Supplied information:
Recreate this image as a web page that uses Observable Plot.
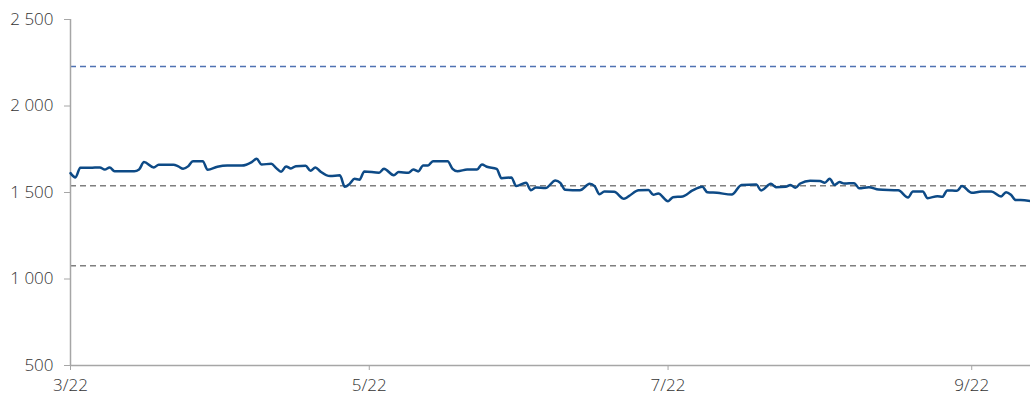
<!DOCTYPE html>
<html>
<head>
<meta charset="utf-8">
<script src="https://cdn.jsdelivr.net/npm/d3@7"></script>
<script src="https://cdn.jsdelivr.net/npm/@observablehq/plot@0.6"></script>
<style>
  html, body { margin: 0; padding: 0; background: #fff; }
  #chart svg { display: block; overflow: visible; }
  #chart svg text { font-weight: 300; }
</style>
</head>
<body>
<div id="chart"></div>
<script>
const dates = [
  "2022-03-01","2022-03-02","2022-03-03","2022-03-05","2022-03-07","2022-03-08","2022-03-09","2022-03-10",
  "2022-03-14","2022-03-15","2022-03-16","2022-03-18","2022-03-19","2022-03-22","2022-03-23","2022-03-24",
  "2022-03-25","2022-03-26","2022-03-28","2022-03-29","2022-03-31","2022-04-02","2022-04-05","2022-04-07",
  "2022-04-08","2022-04-09","2022-04-11","2022-04-12","2022-04-13","2022-04-14","2022-04-15","2022-04-16",
  "2022-04-18","2022-04-19","2022-04-20","2022-04-21","2022-04-23","2022-04-25","2022-04-26","2022-04-27",
  "2022-04-28","2022-04-29","2022-04-30","2022-05-03","2022-05-04","2022-05-06","2022-05-07","2022-05-09",
  "2022-05-10","2022-05-11","2022-05-12","2022-05-13","2022-05-14","2022-05-17","2022-05-18","2022-05-19",
  "2022-05-21","2022-05-23","2022-05-24","2022-05-25","2022-05-27","2022-05-28","2022-05-30","2022-05-31",
  "2022-06-02","2022-06-03","2022-06-04","2022-06-06","2022-06-08","2022-06-09","2022-06-10","2022-06-13",
  "2022-06-15","2022-06-16","2022-06-17","2022-06-18","2022-06-20","2022-06-22","2022-06-23","2022-06-25",
  "2022-06-27","2022-06-28","2022-06-29","2022-07-01","2022-07-02","2022-07-04","2022-07-06","2022-07-08",
  "2022-07-09","2022-07-11","2022-07-14","2022-07-16","2022-07-19","2022-07-20","2022-07-22","2022-07-23",
  "2022-07-25","2022-07-26","2022-07-27","2022-07-28","2022-07-30","2022-08-01","2022-08-02","2022-08-03",
  "2022-08-04","2022-08-05","2022-08-06","2022-08-08","2022-08-09","2022-08-11","2022-08-13","2022-08-17",
  "2022-08-19","2022-08-20","2022-08-22","2022-08-23","2022-08-25","2022-08-26","2022-08-27","2022-08-29",
  "2022-08-30","2022-09-01","2022-09-03","2022-09-05","2022-09-07","2022-09-08","2022-09-09","2022-09-10",
  "2022-09-11","2022-09-13"
];
const values = [
  1612,1587,1643,1643,1645,1633,1645,1623,
  1623,1633,1676,1645,1660,1660,1651,1637,
  1651,1681,1681,1631,1649,1656,1656,1676,
  1695,1662,1666,1641,1620,1651,1639,1652,
  1655,1626,1645,1622,1595,1599,1533,1550,
  1579,1574,1622,1614,1637,1600,1618,1614,
  1633,1622,1656,1656,1681,1681,1637,1623,
  1633,1633,1662,1649,1637,1583,1587,1537,
  1556,1513,1529,1526,1570,1556,1516,1513,
  1550,1537,1490,1506,1504,1464,1479,1513,
  1514,1487,1494,1450,1473,1477,1512,1533,
  1502,1498,1488,1544,1546,1512,1550,1531,
  1533,1544,1527,1552,1568,1566,1556,1579,
  1544,1560,1552,1554,1525,1531,1517,1513,
  1471,1506,1506,1467,1479,1475,1512,1510,
  1537,1498,1506,1506,1477,1502,1487,1456,
  1456,1450
];
const refHigh = 2228;
const refMid = 1539;
const refLow = 1077;
const xTickDates = ["2022-03-01","2022-05-01","2022-07-01","2022-09-01"];
const xTickLabels = ["3/22","5/22","7/22","9/22"];
const yTicks = [500, 1000, 1500, 2000, 2500];
const xStart = "2022-03-01";
const xEnd = "2022-09-13";

const parse = d3.utcParse("%Y-%m-%d");
const series = dates.map((d, i) => ({date: parse(d), value: values[i]}));
const tickDates = xTickDates.map(parse);
const labelFor = new Map(tickDates.map((d, i) => [+d, xTickLabels[i]]));
const fmt = d3.formatLocale({decimal: ".", thousands: " ", grouping: [3], currency: ["", ""]}).format(",");

const axisColor = "#a6a6a6";
const textColor = "#333333";

const chart = Plot.plot({
  width: 1030,
  height: 400,
  marginTop: 19,
  marginBottom: 35,
  marginLeft: 70,
  marginRight: 0,
  style: {fontFamily: "'Open Sans', Lato, sans-serif", fontSize: "17px", color: textColor, background: "#fff"},
  x: {type: "utc", domain: [parse(xStart), parse(xEnd)]},
  y: {domain: [500, 2500]},
  marks: [
    Plot.ruleY([refHigh], {stroke: "#4f72b3", strokeWidth: 1.5, strokeDasharray: "6,4"}),
    Plot.ruleY([refMid, refLow], {stroke: "#7f7f7f", strokeWidth: 1.5, strokeDasharray: "6,4"}),
    Plot.axisY({ticks: yTicks, tickSize: 6, tickPadding: 11, tickFormat: fmt, stroke: axisColor, fill: textColor, fontSize: 17, label: null}),
    Plot.axisX({ticks: tickDates, tickSize: 5, tickPadding: 8, tickFormat: d => labelFor.get(+d), stroke: axisColor, fill: textColor, fontSize: 17, label: null}),
    Plot.ruleX([parse(xStart)], {y1: 500, y2: 2500, stroke: axisColor, strokeWidth: 1.5}),
    Plot.ruleY([500], {stroke: axisColor, strokeWidth: 1.5}),
    Plot.line(series, {x: "date", y: "value", stroke: "#0d4a86", strokeWidth: 2.5, curve: "monotone-x"})
  ]
});
document.getElementById("chart").appendChild(chart);
</script>
</body>
</html>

Exercise requirements:
From the material above, reproduce everything verbatim except the pictures.

Answer in full:
Recreate this image as a web page that uses Observable Plot.
<!DOCTYPE html>
<html>
<head>
<meta charset="utf-8">
<script src="https://cdn.jsdelivr.net/npm/d3@7"></script>
<script src="https://cdn.jsdelivr.net/npm/@observablehq/plot@0.6"></script>
<style>
  html, body { margin: 0; padding: 0; background: #fff; }
  #chart svg { display: block; overflow: visible; }
  #chart svg text { font-weight: 300; }
</style>
</head>
<body>
<div id="chart"></div>
<script>
const dates = [
  "2022-03-01","2022-03-02","2022-03-03","2022-03-05","2022-03-07","2022-03-08","2022-03-09","2022-03-10",
  "2022-03-14","2022-03-15","2022-03-16","2022-03-18","2022-03-19","2022-03-22","2022-03-23","2022-03-24",
  "2022-03-25","2022-03-26","2022-03-28","2022-03-29","2022-03-31","2022-04-02","2022-04-05","2022-04-07",
  "2022-04-08","2022-04-09","2022-04-11","2022-04-12","2022-04-13","2022-04-14","2022-04-15","2022-04-16",
  "2022-04-18","2022-04-19","2022-04-20","2022-04-21","2022-04-23","2022-04-25","2022-04-26","2022-04-27",
  "2022-04-28","2022-04-29","2022-04-30","2022-05-03","2022-05-04","2022-05-06","2022-05-07","2022-05-09",
  "2022-05-10","2022-05-11","2022-05-12","2022-05-13","2022-05-14","2022-05-17","2022-05-18","2022-05-19",
  "2022-05-21","2022-05-23","2022-05-24","2022-05-25","2022-05-27","2022-05-28","2022-05-30","2022-05-31",
  "2022-06-02","2022-06-03","2022-06-04","2022-06-06","2022-06-08","2022-06-09","2022-06-10","2022-06-13",
  "2022-06-15","2022-06-16","2022-06-17","2022-06-18","2022-06-20","2022-06-22","2022-06-23","2022-06-25",
  "2022-06-27","2022-06-28","2022-06-29","2022-07-01","2022-07-02","2022-07-04","2022-07-06","2022-07-08",
  "2022-07-09","2022-07-11","2022-07-14","2022-07-16","2022-07-19","2022-07-20","2022-07-22","2022-07-23",
  "2022-07-25","2022-07-26","2022-07-27","2022-07-28","2022-07-30","2022-08-01","2022-08-02","2022-08-03",
  "2022-08-04","2022-08-05","2022-08-06","2022-08-08","2022-08-09","2022-08-11","2022-08-13","2022-08-17",
  "2022-08-19","2022-08-20","2022-08-22","2022-08-23","2022-08-25","2022-08-26","2022-08-27","2022-08-29",
  "2022-08-30","2022-09-01","2022-09-03","2022-09-05","2022-09-07","2022-09-08","2022-09-09","2022-09-10",
  "2022-09-11","2022-09-13"
];
const values = [
  1612,1587,1643,1643,1645,1633,1645,1623,
  1623,1633,1676,1645,1660,1660,1651,1637,
  1651,1681,1681,1631,1649,1656,1656,1676,
  1695,1662,1666,1641,1620,1651,1639,1652,
  1655,1626,1645,1622,1595,1599,1533,1550,
  1579,1574,1622,1614,1637,1600,1618,1614,
  1633,1622,1656,1656,1681,1681,1637,1623,
  1633,1633,1662,1649,1637,1583,1587,1537,
  1556,1513,1529,1526,1570,1556,1516,1513,
  1550,1537,1490,1506,1504,1464,1479,1513,
  1514,1487,1494,1450,1473,1477,1512,1533,
  1502,1498,1488,1544,1546,1512,1550,1531,
  1533,1544,1527,1552,1568,1566,1556,1579,
  1544,1560,1552,1554,1525,1531,1517,1513,
  1471,1506,1506,1467,1479,1475,1512,1510,
  1537,1498,1506,1506,1477,1502,1487,1456,
  1456,1450
];
const refHigh = 2228;
const refMid = 1539;
const refLow = 1077;
const xTickDates = ["2022-03-01","2022-05-01","2022-07-01","2022-09-01"];
const xTickLabels = ["3/22","5/22","7/22","9/22"];
const yTicks = [500, 1000, 1500, 2000, 2500];
const xStart = "2022-03-01";
const xEnd = "2022-09-13";

const parse = d3.utcParse("%Y-%m-%d");
const series = dates.map((d, i) => ({date: parse(d), value: values[i]}));
const tickDates = xTickDates.map(parse);
const labelFor = new Map(tickDates.map((d, i) => [+d, xTickLabels[i]]));
const fmt = d3.formatLocale({decimal: ".", thousands: " ", grouping: [3], currency: ["", ""]}).format(",");

const axisColor = "#a6a6a6";
const textColor = "#333333";

const chart = Plot.plot({
  width: 1030,
  height: 400,
  marginTop: 19,
  marginBottom: 35,
  marginLeft: 70,
  marginRight: 0,
  style: {fontFamily: "'Open Sans', Lato, sans-serif", fontSize: "17px", color: textColor, background: "#fff"},
  x: {type: "utc", domain: [parse(xStart), parse(xEnd)]},
  y: {domain: [500, 2500]},
  marks: [
    Plot.ruleY([refHigh], {stroke: "#4f72b3", strokeWidth: 1.5, strokeDasharray: "6,4"}),
    Plot.ruleY([refMid, refLow], {stroke: "#7f7f7f", strokeWidth: 1.5, strokeDasharray: "6,4"}),
    Plot.axisY({ticks: yTicks, tickSize: 6, tickPadding: 11, tickFormat: fmt, stroke: axisColor, fill: textColor, fontSize: 17, label: null}),
    Plot.axisX({ticks: tickDates, tickSize: 5, tickPadding: 8, tickFormat: d => labelFor.get(+d), stroke: axisColor, fill: textColor, fontSize: 17, label: null}),
    Plot.ruleX([parse(xStart)], {y1: 500, y2: 2500, stroke: axisColor, strokeWidth: 1.5}),
    Plot.ruleY([500], {stroke: axisColor, strokeWidth: 1.5}),
    Plot.line(series, {x: "date", y: "value", stroke: "#0d4a86", strokeWidth: 2.5, curve: "monotone-x"})
  ]
});
document.getElementById("chart").appendChild(chart);
</script>
</body>
</html>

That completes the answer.